I was trying to convey the idea that if a woman is in a situation where they are pregnant and don't want to be then IMO adoption can be a positive experience.
tyger, I'm not picking on you, it's just I can't quit laughing at this encouraged idea!
The majority of my friends and family, including me, have found themselves pregnant and don't want to be.
I think that is very typical, a very typical way, most likely the most typical way of forming families throughout human history.
Do you think Eve's pregnancies were planned?
What about Mary's?
I really don't see how being pregnant and not really wanting to be has anything to do with encouraging the option abortion or adoption.
I think it is fairly common.
I can't imagine encouraging abortion or adoption, an opt out, to a woman who is unexpectedly pregnant and doesn't want to be.
I never wanted to be pregnant! And every time I was it was unplanned and unexpected. Yet I have birthed and raised two children, and still don't ever want to be pregnant again!
If women didn't become unexpectedly pregnant, this world would likely be extremely unpopulated. IMO, it's mother nature tricking us into creating life.
Human nature, try and fix it all you want to conform with a prescribed way of human domestication... good luck with that!
It's an experience wrought with fear. Very few mothers are confident about their abilities and situations to grow and raise a child. It's a big mystery, a scary unknown one.
It's easy for other people to play on those fears.

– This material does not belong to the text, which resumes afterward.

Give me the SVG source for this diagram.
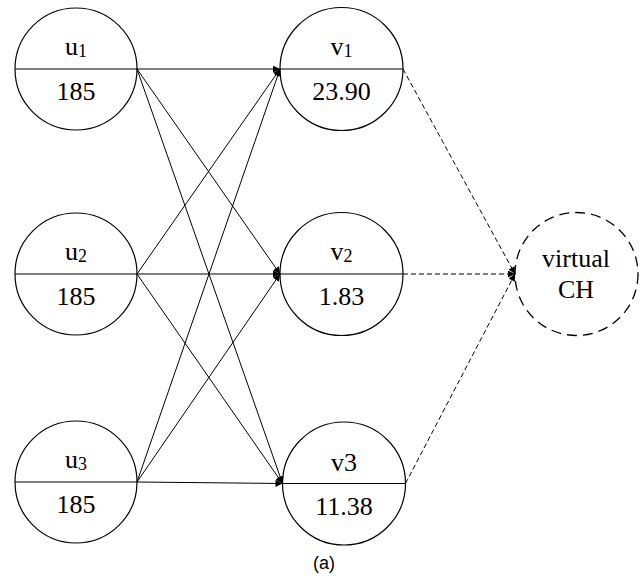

Encouragement to try to be a mother should be first.
Yet it is not today, IMO.
Kathleen57
...but I am scared and I feel very alone right now. I see that I have come to the wrong place. Please accept my apology. I won't take up any more room on your computer screen. And yes, I know I "attacked" first. Sometimes when you are this scared, you make wrong choices. But the venom here is killer. All I can say is sorry.
Kathleen-
We all make wrong choices. But we are all struggling here and no one deserves to be "attacked" for the way they feel despite what anyone is going through and that is what you did. I hope you find the support you are looking for. I hope you continue to read peoples posts and grow and learn from them rather than dismiss the community here because you lashed out.
I disagree about the venom here but to each his own. People here have been wonderful to me - even when we are coming from opposite sides of the tirad, or have a different perspective-but it takes mutual respect to accomplish that connection. I appreciate the apology.
I should say that it is all about perspective- I don't think you ever stopped to think that maybe I could be offended by your opinion and story. It doesn't matter though, I wish you the best.